__OBJECTIVE__
Leave out the images; return the rest of the data exactly.

------------------------

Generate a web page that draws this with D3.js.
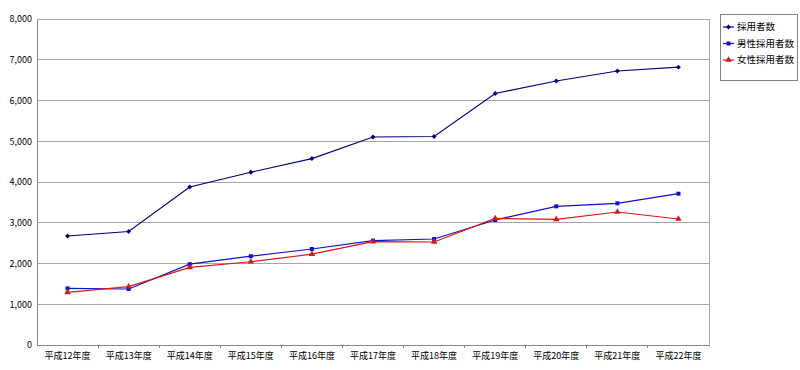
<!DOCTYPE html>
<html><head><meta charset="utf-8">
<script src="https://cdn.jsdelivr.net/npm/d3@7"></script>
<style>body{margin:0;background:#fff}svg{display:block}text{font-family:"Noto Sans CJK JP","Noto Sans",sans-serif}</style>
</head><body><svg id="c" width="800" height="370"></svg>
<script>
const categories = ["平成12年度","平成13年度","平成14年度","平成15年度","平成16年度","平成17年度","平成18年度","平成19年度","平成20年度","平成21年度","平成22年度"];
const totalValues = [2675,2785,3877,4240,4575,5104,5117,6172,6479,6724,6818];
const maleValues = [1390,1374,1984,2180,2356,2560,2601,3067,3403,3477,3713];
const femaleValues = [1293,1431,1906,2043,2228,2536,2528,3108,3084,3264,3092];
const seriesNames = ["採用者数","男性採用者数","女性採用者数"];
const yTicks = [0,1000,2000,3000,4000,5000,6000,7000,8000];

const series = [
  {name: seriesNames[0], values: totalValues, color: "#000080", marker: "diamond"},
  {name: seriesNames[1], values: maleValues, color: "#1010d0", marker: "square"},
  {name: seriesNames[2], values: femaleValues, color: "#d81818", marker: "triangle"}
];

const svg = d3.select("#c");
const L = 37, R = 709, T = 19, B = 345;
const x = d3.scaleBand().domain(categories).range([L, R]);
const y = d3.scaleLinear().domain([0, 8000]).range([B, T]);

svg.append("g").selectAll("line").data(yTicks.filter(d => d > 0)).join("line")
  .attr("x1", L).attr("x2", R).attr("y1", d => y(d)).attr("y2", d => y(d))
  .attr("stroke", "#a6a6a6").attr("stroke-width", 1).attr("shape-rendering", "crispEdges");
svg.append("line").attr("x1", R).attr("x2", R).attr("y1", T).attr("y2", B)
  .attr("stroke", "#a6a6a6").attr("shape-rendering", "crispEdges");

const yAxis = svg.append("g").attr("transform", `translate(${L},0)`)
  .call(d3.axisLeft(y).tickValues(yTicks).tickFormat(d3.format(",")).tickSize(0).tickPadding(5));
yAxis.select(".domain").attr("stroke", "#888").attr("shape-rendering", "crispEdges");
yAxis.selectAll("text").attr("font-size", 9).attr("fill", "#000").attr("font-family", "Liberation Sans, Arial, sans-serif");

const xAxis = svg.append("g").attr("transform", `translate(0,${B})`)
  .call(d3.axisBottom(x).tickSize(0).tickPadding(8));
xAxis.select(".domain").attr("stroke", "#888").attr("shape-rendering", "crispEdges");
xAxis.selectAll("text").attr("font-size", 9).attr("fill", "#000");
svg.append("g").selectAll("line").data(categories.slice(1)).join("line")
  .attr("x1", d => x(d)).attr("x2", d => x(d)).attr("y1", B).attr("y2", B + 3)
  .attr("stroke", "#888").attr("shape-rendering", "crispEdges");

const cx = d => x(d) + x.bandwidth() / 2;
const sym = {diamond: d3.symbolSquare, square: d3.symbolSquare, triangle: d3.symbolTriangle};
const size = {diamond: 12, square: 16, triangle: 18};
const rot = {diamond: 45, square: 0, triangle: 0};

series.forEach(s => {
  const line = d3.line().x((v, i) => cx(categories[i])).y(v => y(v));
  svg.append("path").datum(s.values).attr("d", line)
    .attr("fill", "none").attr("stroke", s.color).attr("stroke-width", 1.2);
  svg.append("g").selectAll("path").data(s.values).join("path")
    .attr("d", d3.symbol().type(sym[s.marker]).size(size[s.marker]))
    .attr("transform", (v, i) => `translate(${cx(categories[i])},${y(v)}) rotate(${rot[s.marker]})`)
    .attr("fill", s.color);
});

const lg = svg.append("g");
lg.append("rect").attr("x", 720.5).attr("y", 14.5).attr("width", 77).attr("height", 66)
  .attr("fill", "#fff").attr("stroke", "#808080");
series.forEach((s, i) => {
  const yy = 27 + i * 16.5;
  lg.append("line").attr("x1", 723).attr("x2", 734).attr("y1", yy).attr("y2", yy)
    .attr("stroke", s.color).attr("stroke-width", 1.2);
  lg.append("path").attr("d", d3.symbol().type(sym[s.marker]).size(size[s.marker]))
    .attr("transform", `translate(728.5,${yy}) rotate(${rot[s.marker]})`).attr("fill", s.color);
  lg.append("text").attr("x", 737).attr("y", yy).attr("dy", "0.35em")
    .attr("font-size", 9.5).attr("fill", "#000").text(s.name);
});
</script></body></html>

------------------------

__FULL ANSWER__
Generate a web page that draws this with D3.js.
<!DOCTYPE html>
<html><head><meta charset="utf-8">
<script src="https://cdn.jsdelivr.net/npm/d3@7"></script>
<style>body{margin:0;background:#fff}svg{display:block}text{font-family:"Noto Sans CJK JP","Noto Sans",sans-serif}</style>
</head><body><svg id="c" width="800" height="370"></svg>
<script>
const categories = ["平成12年度","平成13年度","平成14年度","平成15年度","平成16年度","平成17年度","平成18年度","平成19年度","平成20年度","平成21年度","平成22年度"];
const totalValues = [2675,2785,3877,4240,4575,5104,5117,6172,6479,6724,6818];
const maleValues = [1390,1374,1984,2180,2356,2560,2601,3067,3403,3477,3713];
const femaleValues = [1293,1431,1906,2043,2228,2536,2528,3108,3084,3264,3092];
const seriesNames = ["採用者数","男性採用者数","女性採用者数"];
const yTicks = [0,1000,2000,3000,4000,5000,6000,7000,8000];

const series = [
  {name: seriesNames[0], values: totalValues, color: "#000080", marker: "diamond"},
  {name: seriesNames[1], values: maleValues, color: "#1010d0", marker: "square"},
  {name: seriesNames[2], values: femaleValues, color: "#d81818", marker: "triangle"}
];

const svg = d3.select("#c");
const L = 37, R = 709, T = 19, B = 345;
const x = d3.scaleBand().domain(categories).range([L, R]);
const y = d3.scaleLinear().domain([0, 8000]).range([B, T]);

svg.append("g").selectAll("line").data(yTicks.filter(d => d > 0)).join("line")
  .attr("x1", L).attr("x2", R).attr("y1", d => y(d)).attr("y2", d => y(d))
  .attr("stroke", "#a6a6a6").attr("stroke-width", 1).attr("shape-rendering", "crispEdges");
svg.append("line").attr("x1", R).attr("x2", R).attr("y1", T).attr("y2", B)
  .attr("stroke", "#a6a6a6").attr("shape-rendering", "crispEdges");

const yAxis = svg.append("g").attr("transform", `translate(${L},0)`)
  .call(d3.axisLeft(y).tickValues(yTicks).tickFormat(d3.format(",")).tickSize(0).tickPadding(5));
yAxis.select(".domain").attr("stroke", "#888").attr("shape-rendering", "crispEdges");
yAxis.selectAll("text").attr("font-size", 9).attr("fill", "#000").attr("font-family", "Liberation Sans, Arial, sans-serif");

const xAxis = svg.append("g").attr("transform", `translate(0,${B})`)
  .call(d3.axisBottom(x).tickSize(0).tickPadding(8));
xAxis.select(".domain").attr("stroke", "#888").attr("shape-rendering", "crispEdges");
xAxis.selectAll("text").attr("font-size", 9).attr("fill", "#000");
svg.append("g").selectAll("line").data(categories.slice(1)).join("line")
  .attr("x1", d => x(d)).attr("x2", d => x(d)).attr("y1", B).attr("y2", B + 3)
  .attr("stroke", "#888").attr("shape-rendering", "crispEdges");

const cx = d => x(d) + x.bandwidth() / 2;
const sym = {diamond: d3.symbolSquare, square: d3.symbolSquare, triangle: d3.symbolTriangle};
const size = {diamond: 12, square: 16, triangle: 18};
const rot = {diamond: 45, square: 0, triangle: 0};

series.forEach(s => {
  const line = d3.line().x((v, i) => cx(categories[i])).y(v => y(v));
  svg.append("path").datum(s.values).attr("d", line)
    .attr("fill", "none").attr("stroke", s.color).attr("stroke-width", 1.2);
  svg.append("g").selectAll("path").data(s.values).join("path")
    .attr("d", d3.symbol().type(sym[s.marker]).size(size[s.marker]))
    .attr("transform", (v, i) => `translate(${cx(categories[i])},${y(v)}) rotate(${rot[s.marker]})`)
    .attr("fill", s.color);
});

const lg = svg.append("g");
lg.append("rect").attr("x", 720.5).attr("y", 14.5).attr("width", 77).attr("height", 66)
  .attr("fill", "#fff").attr("stroke", "#808080");
series.forEach((s, i) => {
  const yy = 27 + i * 16.5;
  lg.append("line").attr("x1", 723).attr("x2", 734).attr("y1", yy).attr("y2", yy)
    .attr("stroke", s.color).attr("stroke-width", 1.2);
  lg.append("path").attr("d", d3.symbol().type(sym[s.marker]).size(size[s.marker]))
    .attr("transform", `translate(728.5,${yy}) rotate(${rot[s.marker]})`).attr("fill", s.color);
  lg.append("text").attr("x", 737).attr("y", yy).attr("dy", "0.35em")
    .attr("font-size", 9.5).attr("fill", "#000").text(s.name);
});
</script></body></html>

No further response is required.